Dec 16, 2011

A Game of Shadows review|Action Detective film 2011

16th December 2011 released this film world wide.A game of shadows is action detective Hollywood movie.Director Guy Ritchie done business in Box office $152,674,000 money amount.let read it's review..

Lots of problems here Mr. Holmes in your second outing as the flamboyant action hero. But first things first. As a piece of cinema, we do agree of Guy Ritchie's reinvention of the 124 year-old-hero from an cogitating theorizing intellectual hero to a daredevil braggadocio. For reinventions are always progressive and take a leap ahead in the history of cinema and fiction. It is only the prude and the fastidious who turn up their nose to any twisting and turning in character and plot.

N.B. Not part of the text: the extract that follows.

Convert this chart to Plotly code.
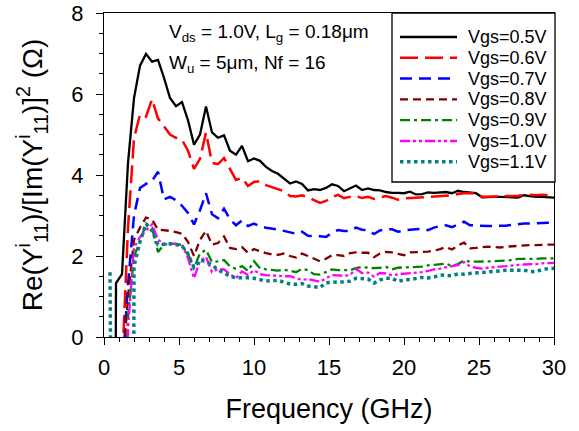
import plotly.graph_objects as go

# Frequency sweep (GHz)
freq = [0.4, 0.8, 1.2, 1.6, 2.0, 2.4, 2.8, 3.2, 3.6, 4.0,
        4.4, 4.8, 5.2, 5.6, 6.0, 6.4, 6.8, 7.2, 7.6, 8.0,
        8.4, 8.8, 9.2, 9.6, 10.0, 10.4, 10.8, 11.2, 11.6, 12.0,
        12.4, 12.8, 13.2, 13.6, 14.0, 14.4, 14.8, 15.2, 15.6, 16.0,
        16.4, 16.8, 17.2, 17.6, 18.0, 18.4, 18.8, 19.2, 19.6, 20.0,
        20.4, 20.8, 21.2, 21.6, 22.0, 22.4, 22.8, 23.2, 23.6, 24.0,
        24.4, 24.8, 25.2, 25.6, 26.0, 26.4, 26.8, 27.2, 27.6, 28.0,
        28.4, 28.8, 29.2, 29.6, 30.0]

# Re(Y11)/[Im(Y11)]^2 in ohm, one list per gate bias
vgs_05 = [-40, 1.33, 1.55, 4.3, 5.9, 6.7, 6.99, 6.8, 6.84, 6.4,
          5.9, 5.7, 5.8, 5.35, 4.75, 5.0, 5.69, 5.05, 4.92, 4.98,
          4.6, 4.5, 4.72, 4.34, 4.41, 4.35, 4.2, 4.1, 4.03, 3.92,
          3.79, 3.84, 3.78, 3.62, 3.65, 3.63, 3.68, 3.77, 3.73, 3.6,
          3.67, 3.74, 3.63, 3.67, 3.63, 3.62, 3.58, 3.56, 3.56, 3.55,
          3.59, 3.52, 3.53, 3.57, 3.56, 3.57, 3.58, 3.55, 3.61, 3.58,
          3.56, 3.55, 3.45, 3.46, 3.46, 3.46, 3.46, 3.45, 3.44, 3.5,
          3.48, 3.46, 3.46, 3.45, 3.44]
vgs_06 = [-30, -30, -0.8, 2.7, 4.9, 5.5, 5.44, 5.87, 5.4, 5.2,
          5.0, 4.92, 4.87, 4.6, 4.15, 4.4, 5.05, 4.3, 4.27, 4.42,
          4.15, 3.88, 3.93, 3.73, 3.83, 3.85, 3.75, 3.7, 3.66, 3.6,
          3.48, 3.47, 3.5, 3.45, 3.38, 3.31, 3.36, 3.45, 3.51, 3.43,
          3.46, 3.48, 3.43, 3.46, 3.41, 3.45, 3.48, 3.44, 3.39, 3.42,
          3.43, 3.44, 3.45, 3.46, 3.46, 3.47, 3.49, 3.5, 3.53, 3.55,
          3.55, 3.55, 3.46, 3.46, 3.46, 3.47, 3.48, 3.48, 3.49, 3.5,
          3.51, 3.5, 3.51, 3.5, 3.48]
vgs_07 = [-30, -30, -1.0, 1.3, 3.0, 3.68, 3.78, 3.85, 4.08, 3.4,
          3.46, 3.38, 3.24, 3.06, 2.78, 3.13, 3.55, 3.03, 2.93, 3.17,
          2.9, 2.76, 2.88, 2.74, 2.8, 2.73, 2.7, 2.68, 2.65, 2.62,
          2.58, 2.55, 2.6, 2.5, 2.49, 2.49, 2.47, 2.58, 2.64, 2.62,
          2.62, 2.7, 2.65, 2.64, 2.54, 2.63, 2.66, 2.66, 2.6, 2.63,
          2.65, 2.66, 2.67, 2.64, 2.7, 2.74, 2.76, 2.71, 2.78, 2.85,
          2.76, 2.75, 2.74, 2.74, 2.74, 2.74, 2.75, 2.77, 2.79, 2.8,
          2.8, 2.81, 2.81, 2.82, 2.82]
vgs_08 = [-30, -30, -1.0, 1.0, 2.4, 2.7, 2.95, 2.9, 2.65, 2.64,
          2.62, 2.59, 2.55, 2.35, 2.0, 2.4, 2.62, 2.28, 2.32, 2.48,
          2.2, 2.17, 2.22, 2.08, 2.17, 2.12, 2.07, 2.04, 2.03, 2.06,
          2.0, 1.96, 2.06, 2.0, 1.94, 1.87, 1.93, 2.02, 2.02, 2.0,
          2.07, 2.09, 2.08, 2.08, 1.97, 2.06, 2.1, 2.09, 2.05, 2.02,
          2.09, 2.09, 2.1, 2.11, 2.13, 2.17, 2.22, 2.16, 2.26, 2.33,
          2.19, 2.2, 2.21, 2.23, 2.22, 2.21, 2.23, 2.24, 2.26, 2.27,
          2.27, 2.27, 2.28, 2.28, 2.28]
vgs_09 = [-30, -30, -3.0, 0.5, 2.0, 2.35, 2.8, 2.7, 2.1, 2.28,
          2.31, 2.3, 2.27, 2.05, 1.7, 2.07, 2.15, 1.85, 1.87, 1.9,
          1.74, 1.68, 1.75, 1.63, 1.87, 1.7, 1.67, 1.66, 1.64, 1.66,
          1.64, 1.6, 1.68, 1.65, 1.55, 1.54, 1.6, 1.67, 1.65, 1.65,
          1.65, 1.7, 1.73, 1.71, 1.7, 1.71, 1.73, 1.67, 1.71, 1.72,
          1.72, 1.73, 1.74, 1.77, 1.78, 1.8, 1.81, 1.75, 1.8, 1.89,
          1.86, 1.86, 1.86, 1.86, 1.87, 1.88, 1.89, 1.9, 1.93, 1.93,
          1.92, 1.93, 1.94, 1.94, 1.94]
vgs_10 = [-30, -30, -30, 0.2, 2.2, 2.47, 2.62, 2.78, 2.4, 2.3,
          2.3, 2.3, 2.28, 1.95, 1.45, 1.88, 1.98, 1.6, 1.68, 1.67,
          1.55, 1.45, 1.62, 1.53, 1.65, 1.55, 1.53, 1.52, 1.5, 1.5,
          1.5, 1.45, 1.41, 1.43, 1.4, 1.36, 1.45, 1.53, 1.52, 1.51,
          1.53, 1.68, 1.58, 1.59, 1.49, 1.58, 1.57, 1.52, 1.55, 1.56,
          1.57, 1.59, 1.6, 1.63, 1.67, 1.69, 1.72, 1.74, 1.78, 1.85,
          1.74, 1.71, 1.69, 1.71, 1.73, 1.74, 1.75, 1.77, 1.78, 1.79,
          1.79, 1.8, 1.82, 1.82, 1.83]
vgs_11 = [1.6, -60, -60, -60, 1.75, 2.35, 2.8, 2.62, 2.28, 2.3,
          2.3, 2.28, 2.25, 2.05, 1.72, 1.9, 1.86, 1.78, 1.66, 1.58,
          1.5, 1.46, 1.47, 1.46, 1.45, 1.42, 1.38, 1.39, 1.4, 1.35,
          1.31, 1.3, 1.32, 1.26, 1.24, 1.22, 1.34, 1.36, 1.36, 1.36,
          1.38, 1.45, 1.45, 1.43, 1.33, 1.41, 1.45, 1.45, 1.37, 1.41,
          1.42, 1.45, 1.47, 1.46, 1.48, 1.53, 1.52, 1.51, 1.56, 1.55,
          1.57, 1.58, 1.58, 1.59, 1.61, 1.63, 1.65, 1.65, 1.65, 1.65,
          1.62, 1.61, 1.67, 1.68, 1.70]

series = [vgs_05, vgs_06, vgs_07, vgs_08, vgs_09, vgs_10, vgs_11]
labels = ["Vgs=0.5V", "Vgs=0.6V", "Vgs=0.7V", "Vgs=0.8V",
          "Vgs=0.9V", "Vgs=1.0V", "Vgs=1.1V"]
colors = ["#000000", "#FF0000", "#0000FF", "#800000",
          "#008000", "#FF00FF", "#008080"]
dashes = ["solid", "18px,7px", "12px,7px", "8px,5px",
          "10px,4px,3px,4px", "10px,3px,3px,3px,3px,3px", "3.5px,3.5px"]
widths = [2.3, 2.5, 2.5, 2.3, 2.3, 2.3, 3.5]

FONT = "Liberation Sans, Arial, sans-serif"

fig = go.Figure()
for ys, name, c, d, w in zip(series, labels, colors, dashes, widths):
    fig.add_trace(go.Scatter(x=freq, y=ys, mode="lines", name=name,
                             line=dict(color=c, dash=d, width=w),
                             showlegend=False))

# Legend panel in the upper right corner of the plot area
L, T, PW, PH = 104, 13, 450, 324


def px(xp):
    return (xp - L) / PW


def py(yp):
    return (T + PH - yp) / PH


shapes = [dict(type="rect", xref="paper", yref="paper",
               x0=px(392), x1=px(555), y0=py(182), y1=py(13),
               line=dict(color="black", width=1.3), fillcolor="white",
               layer="above")]
annotations = []
for i, (name, c, d, w) in enumerate(zip(labels, colors, dashes, widths)):
    row = 37 + 20.8 * i
    shapes.append(dict(type="line", xref="paper", yref="paper",
                       x0=px(400), x1=px(457), y0=py(row), y1=py(row),
                       line=dict(color=c, dash=d, width=w), layer="above"))
    annotations.append(dict(text=name, xref="paper", yref="paper",
                            x=px(466), y=py(row), xanchor="left",
                            yanchor="middle", showarrow=False,
                            font=dict(size=18, color="black", family=FONT)))

annotations.append(dict(text="V<sub>ds</sub> = 1.0V, L<sub>g</sub> = 0.18\u03bcm",
                        xref="paper", yref="paper", x=px(167), y=py(33),
                        xanchor="left", yanchor="middle", showarrow=False,
                        font=dict(size=19, color="black", family=FONT)))
annotations.append(dict(text="W<sub>u</sub> = 5\u03bcm, Nf = 16",
                        xref="paper", yref="paper", x=px(167), y=py(64),
                        xanchor="left", yanchor="middle", showarrow=False,
                        font=dict(size=19, color="black", family=FONT)))

axis_common = dict(showline=True, linecolor="black", linewidth=1.3,
                   mirror=True, showgrid=False, zeroline=False,
                   ticks="outside", tickcolor="black", tickwidth=1.2,
                   ticklen=7,
                   tickfont=dict(size=22, color="black", family=FONT))

fig.update_layout(
    width=579, height=431,
    margin=dict(l=L, r=579 - L - PW, t=T, b=431 - T - PH),
    paper_bgcolor="white", plot_bgcolor="white",
    font=dict(family=FONT, color="black"),
    xaxis=dict(range=[0, 30], dtick=5, tick0=0,
               minor=dict(dtick=1, ticks="outside", ticklen=4,
                          tickcolor="black", tickwidth=1.2),
               ticklabelstandoff=3,
               title=dict(text="Frequency (GHz)", standoff=20,
                          font=dict(size=27, family=FONT)),
               automargin=False, **axis_common),
    yaxis=dict(range=[0, 8], dtick=2, tick0=0,
               minor=dict(dtick=0.5, ticks="outside", ticklen=4,
                          tickcolor="black", tickwidth=1.2),
               ticklabelstandoff=8,
               title=dict(text="Re(Y<sup>i</sup><sub>11</sub>)/[Im(Y<sup>i</sup><sub>11</sub>)]<sup>2</sup> (\u03a9)",
                          standoff=20, font=dict(size=28, family=FONT)),
               automargin=False, **axis_common),
    shapes=shapes, annotations=annotations,
)

fig.write_html("out.html")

Also, you can't expect Guy Ritchie to lie low in his story telling. The only way the maverick director tells his stories is to go Lock Stock Smoking Barrels. Hence, like the first film, Game Of Shadows also follows the same idiom of action cuts classically put together to create a fast paced, visually stunning film. 

Some of the action sequences which include a train fight (a war rather than a fight) with Holmes' unconventional act against Watson's newly wed wife, a forest escape, a pub brawl on Watson's stag party, Holmes' attempt to downsize an enemy whom he visualizes as a primate bird, are absolutely mesmerizing. The film is a relentless action experience which gives enough to adrenaline hunters to get an overdose. Other than that is the atmospherics of the film that are admirable.


Shot in dense, damp, depressing and dark London's foggy weather, the visuals show you only as much as you need to see. Truly a game of silhouettes and shadows. The visual appeal will not leave you disappointed nor will the plot which travels all across the globe and climaxes in a peace summit in Switzerland. A word about the dialogues: Arresting, humorous and laced with Downey's characteristic sardonic wit.

So where lies the problem? Too much action, in fact it seems there is only action. Too long a film that might make action buffs go wild with joy but for those who like their films with a bit of drama, they will end up with a hollow feeling. Here there is too strong a reinvention of our favorite detective. After all, we did love the intellectual scholar that lay beneath that hat and loved to follow his deduction when crimes occurred and solutions were needed. For, Sherlock Holmes deductions were beyond the realm of normal intelligence. But here we hardly get to see Holmes playing Rodin even for a moment and showing us how he reaches conclusions and places. Don't transform Holmes into a totally new character from the one Arthur Conan Doyle conceived in the 1980s, Mr. Ritchie. A bit of your brilliance blended with the vision of Doyle will subtly do the trick.